[Records]
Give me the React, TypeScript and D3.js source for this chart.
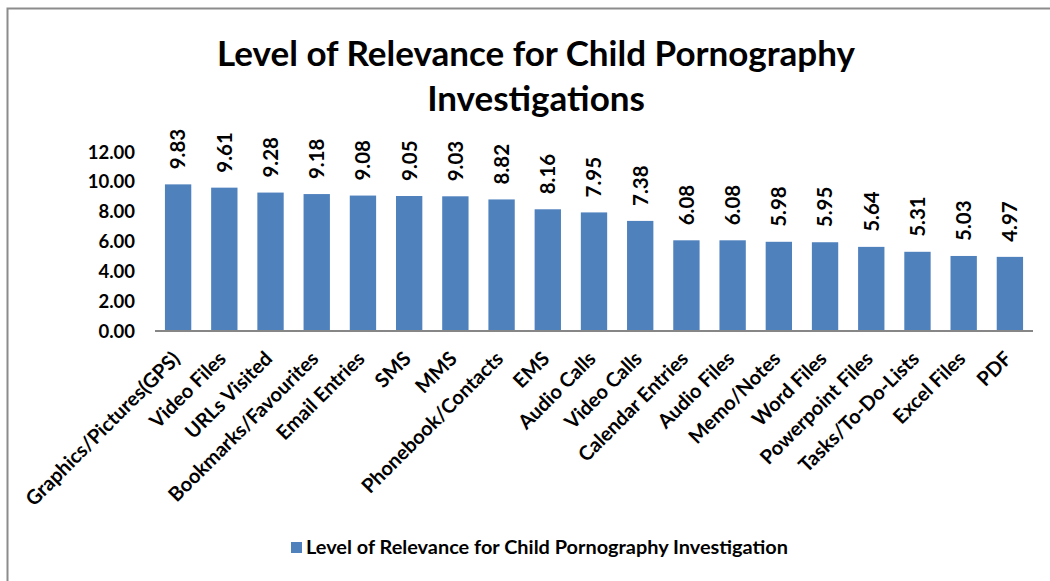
import React, { useEffect, useRef } from "react";
import * as d3 from "d3";

const categories = [
  "Graphics/Pictures(GPS)", "Video Files", "URLs Visited", "Bookmarks/Favourites",
  "Email Entries", "SMS", "MMS", "Phonebook/Contacts", "EMS", "Audio Calls",
  "Video Calls", "Calendar Entries", "Audio Files", "Memo/Notes", "Word Files",
  "Powerpoint Files", "Tasks/To-Do-Lists", "Excel Files", "PDF",
];
const values = [9.83, 9.61, 9.28, 9.18, 9.08, 9.05, 9.03, 8.82, 8.16, 7.95, 7.38, 6.08, 6.08, 5.98, 5.95, 5.64, 5.31, 5.03, 4.97];
const yTicks = [0, 2, 4, 6, 8, 10, 12];
const titleLines = ["Level of Relevance for Child Pornography", "Investigations"];
const seriesName = "Level of Relevance for Child Pornography Investigation";

const W = 1050, H = 581;
const FONT = "Lato, 'Open Sans', sans-serif";
const BAR = "#4f81bd";

export default function App() {
  const ref = useRef<SVGSVGElement>(null);
  useEffect(() => {
    const svg = d3.select(ref.current);
    svg.selectAll("*").remove();

    // frame
    svg.append("rect").attr("x", 0).attr("y", 0).attr("width", W).attr("height", H).attr("fill", "#fff");
    svg.append("path").attr("d", `M7.5,${H} V8.5 H${W}`).attr("fill", "none").attr("stroke", "#8c8c8c").attr("stroke-width", 2);

    const x = d3.scaleBand<string>().domain(categories).range([155, 1033]).paddingInner(0.43).paddingOuter(0.215);
    const y = d3.scaleLinear().domain([0, 12]).range([331, 152]);

    // title
    const t = svg.append("text").attr("text-anchor", "middle").attr("font-family", FONT)
      .attr("font-weight", "bold").attr("font-size", 35).attr("fill", "#000");
    titleLines.forEach((l, i) => t.append("tspan").attr("x", 536).attr("y", 66 + i * 45).text(l));

    // y ticks
    svg.append("g").selectAll("text").data(yTicks).join("text")
      .attr("x", 135).attr("y", d => y(d)).attr("dy", "0.36em").attr("text-anchor", "end")
      .attr("font-family", FONT).attr("font-weight", "bold").attr("font-size", 18.5)
      .text(d => d3.format(".2f")(d));

    // bars
    svg.append("g").selectAll("rect").data(values).join("rect")
      .attr("x", (_, i) => x(categories[i])!).attr("width", x.bandwidth())
      .attr("y", d => y(d)).attr("height", d => y(0) - y(d)).attr("fill", BAR);

    // axis line
    svg.append("line").attr("x1", 155).attr("x2", 1033).attr("y1", 331).attr("y2", 331)
      .attr("stroke", "#868686").attr("stroke-width", 2);

    // value labels
    svg.append("g").selectAll("text").data(values).join("text")
      .attr("transform", (d, i) => `translate(${x(categories[i])! + x.bandwidth() / 2},${y(d) - 15}) rotate(-90)`)
      .attr("dy", "0.36em").attr("text-anchor", "start")
      .attr("font-family", FONT).attr("font-weight", "bold").attr("font-size", 20.5)
      .text(d => d3.format(".2f")(d));

    // category labels
    svg.append("g").selectAll("text").data(categories).join("text")
      .attr("transform", d => `translate(${x(d)! + x.bandwidth() / 2 + 3},${360}) rotate(-45)`)
      .attr("text-anchor", "end")
      .attr("font-family", FONT).attr("font-weight", "bold").attr("font-size", 20)
      .text(d => d);

    // legend
    svg.append("rect").attr("x", 291).attr("y", 542).attr("width", 11).attr("height", 11).attr("fill", BAR);
    svg.append("text").attr("x", 306).attr("y", 554).attr("font-family", FONT).attr("font-weight", "bold")
      .attr("font-size", 19).attr("textLength", 482).attr("lengthAdjust", "spacingAndGlyphs").text(seriesName);
  }, []);
  return <svg ref={ref} width={W} height={H} style={{ position: "absolute", left: 0, top: 0 }} />;
}
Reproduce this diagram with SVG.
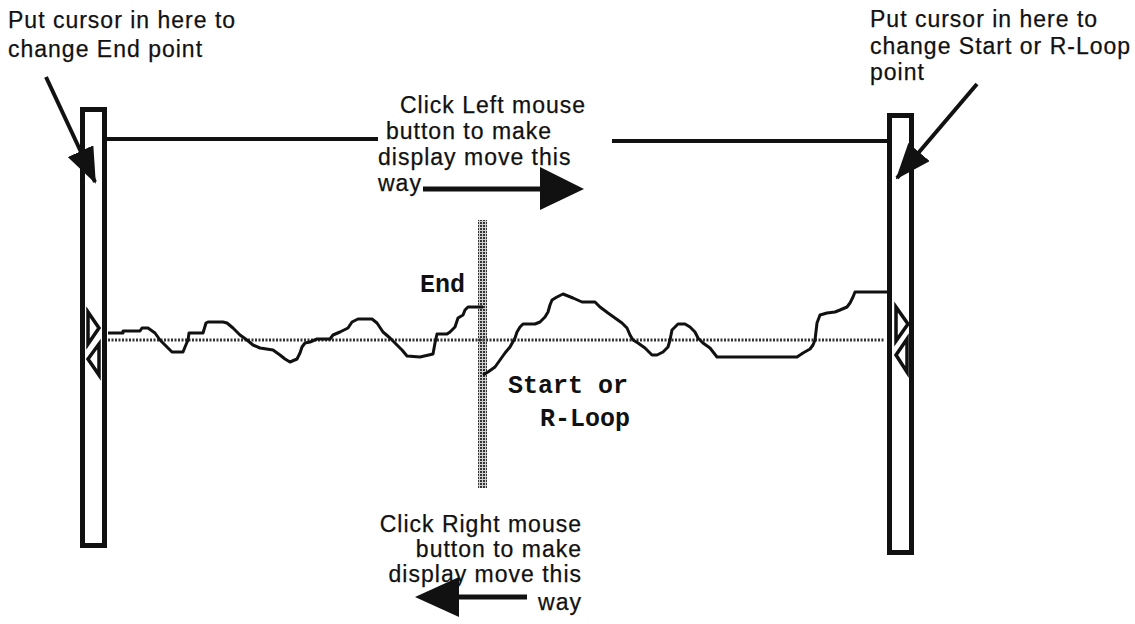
<svg xmlns="http://www.w3.org/2000/svg" width="1135" height="624" viewBox="0 0 1135 624">
<style>
.lbl{font-family:"Liberation Sans",Arial,Helvetica,sans-serif;font-size:23px;letter-spacing:1px;fill:#111;stroke:#111;stroke-width:0.25}
.mono{font-family:"Liberation Mono","Courier New",monospace;font-size:25px;font-weight:bold;fill:#111}
.bar{fill:#fff;stroke:#111;stroke-width:5}
.tri{fill:none;stroke:#111;stroke-width:3.5;stroke-linejoin:miter}
.ln{fill:none;stroke:#111;stroke-width:4}
.wave{fill:none;stroke:#111;stroke-width:3;stroke-linejoin:round}
.arr{fill:none;stroke:#111;stroke-width:4}
.fat{fill:none;stroke:#111;stroke-width:5}
.head{fill:#111}
.dots{fill:none;stroke:#333;stroke-width:3;stroke-dasharray:2 1.5}
</style>
<defs>
<pattern id="stip" width="3" height="3" patternUnits="userSpaceOnUse">
<rect width="3" height="3" fill="#cfcfcf"/>
<rect width="2" height="2" fill="#333"/>
</pattern>
<marker id="ah" markerWidth="36" markerHeight="28" refX="34" refY="14" orient="auto" markerUnits="userSpaceOnUse">
<path d="M0,0 L36,14 L0,28 Z" fill="#111"/>
</marker>
</defs>
<rect width="1135" height="624" fill="#fff"/>

<g id="left-bar">
<rect class="bar" x="82.5" y="109.5" width="22" height="436"/>
<polygon class="tri" points="88,312 99,328 88,344"/>
<polygon class="tri" points="99,344 88,359 99,375"/>
</g>

<g id="right-bar">
<rect class="bar" x="889.5" y="115.5" width="22" height="437"/>
<polygon class="tri" points="896,307 908,324 896,341"/>
<polygon class="tri" points="907,339 896,355 907,372"/>
</g>

<g id="cursor-band">
<rect x="478" y="220" width="9" height="268" fill="url(#stip)"/>
</g>

<g id="baseline">
<line class="dots" x1="108" y1="340" x2="884" y2="340"/>
</g>

<g id="waveform">
<polyline class="wave" points="108,333 123,333 123,331 140,331 142,328 148,328 155,333 160,340 170,350 172,352 183,352 185,347 188,340 189,333 203,333 206,323 208,322 223,322 227,323 233,328 240,335 247,340 253,345 260,348 273,350 280,355 285,359 290,362 297,359 300,353 302,347 305,343 310,342 317,339 330,339 333,335 340,332 348,328 352,322 358,319 372,319 377,323 383,332 390,338 395,343 402,350 407,356 420,357 433,354 435,343 437,334 447,334 450,332 455,327 458,318 463,315 465,310 468,307 483,307"/>
<polyline class="wave" points="483,375 488,372 495,367 500,360 505,353 510,347 515,338 517,332 520,327 523,324 535,324 540,322 545,317 548,312 550,305 552,300 557,297 563,294 568,296 573,298 582,302 595,302 600,307 608,313 615,318 622,323 627,328 630,335 633,340 638,343 645,348 652,355 657,355 663,352 668,347 670,340 672,330 675,327 678,324 685,324 690,327 695,332 698,338 703,343 710,348 717,357 797,357 803,353 810,349 813,345 815,340 817,323 820,315 827,313 835,312 840,310 847,307 850,303 853,297 855,292 887,292"/>
</g>

<g id="connectors">
<line class="ln" x1="105" y1="139" x2="378" y2="139"/>
<line class="ln" x1="612" y1="141" x2="888" y2="141"/>
<line class="arr" x1="46" y1="77" x2="95" y2="182" marker-end="url(#ah)"/>
<line class="arr" x1="977" y1="84" x2="897" y2="178" marker-end="url(#ah)"/>
<line class="fat" x1="423" y1="189" x2="545" y2="189"/>
<polygon class="head" points="540,167 584,189 540,210"/>
<line class="fat" x1="455" y1="597" x2="527" y2="597"/>
<polygon class="head" points="459,577 415,597 459,617"/>
</g>

<g id="label-end-cursor">
<text class="lbl" x="8" y="28">Put cursor in here to</text>
<text class="lbl" x="8" y="57">change End point</text>
</g>

<g id="label-start-cursor">
<text class="lbl" x="870" y="27">Put cursor in here to</text>
<text class="lbl" x="870" y="54">change Start or R-Loop</text>
<text class="lbl" x="870" y="80">point</text>
</g>

<g id="label-left-click">
<text class="lbl" x="400" y="113">Click Left mouse</text>
<text class="lbl" x="386" y="139">button to make</text>
<text class="lbl" x="378" y="165">display move this</text>
<text class="lbl" x="378" y="191">way</text>
</g>

<g id="label-right-click">
<text class="lbl" x="582" y="532" text-anchor="end">Click Right mouse</text>
<text class="lbl" x="582" y="557" text-anchor="end">button to make</text>
<text class="lbl" x="582" y="582" text-anchor="end">display move this</text>
<text class="lbl" x="582" y="610" text-anchor="end">way</text>
</g>

<g id="marker-labels">
<text class="mono" x="420" y="292">End</text>
<text class="mono" x="508" y="393">Start or</text>
<text class="mono" x="540" y="426">R-Loop</text>
</g>
</svg>
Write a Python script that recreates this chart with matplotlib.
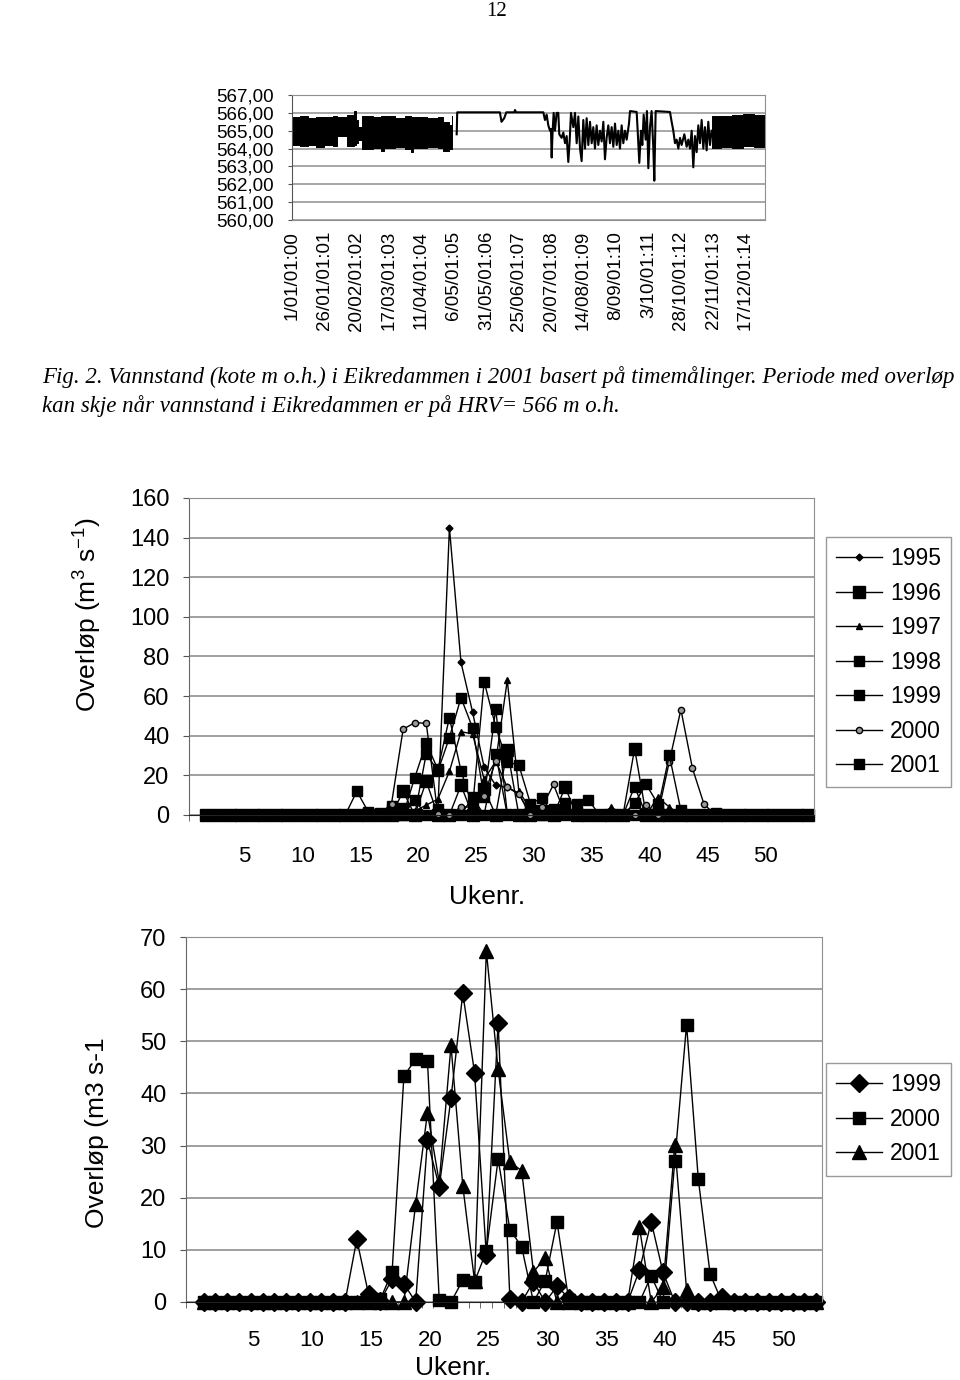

◆ **SET EXERCISE**
Restate only the lines running from the start of the material above through the line containing "import * as", ends included. No pictures.

◆ **TASK RESPONSE**
Give me the React, TypeScript and D3.js source for this chart.
import React, { useEffect, useRef } from "react";
import * as d3 from "d3";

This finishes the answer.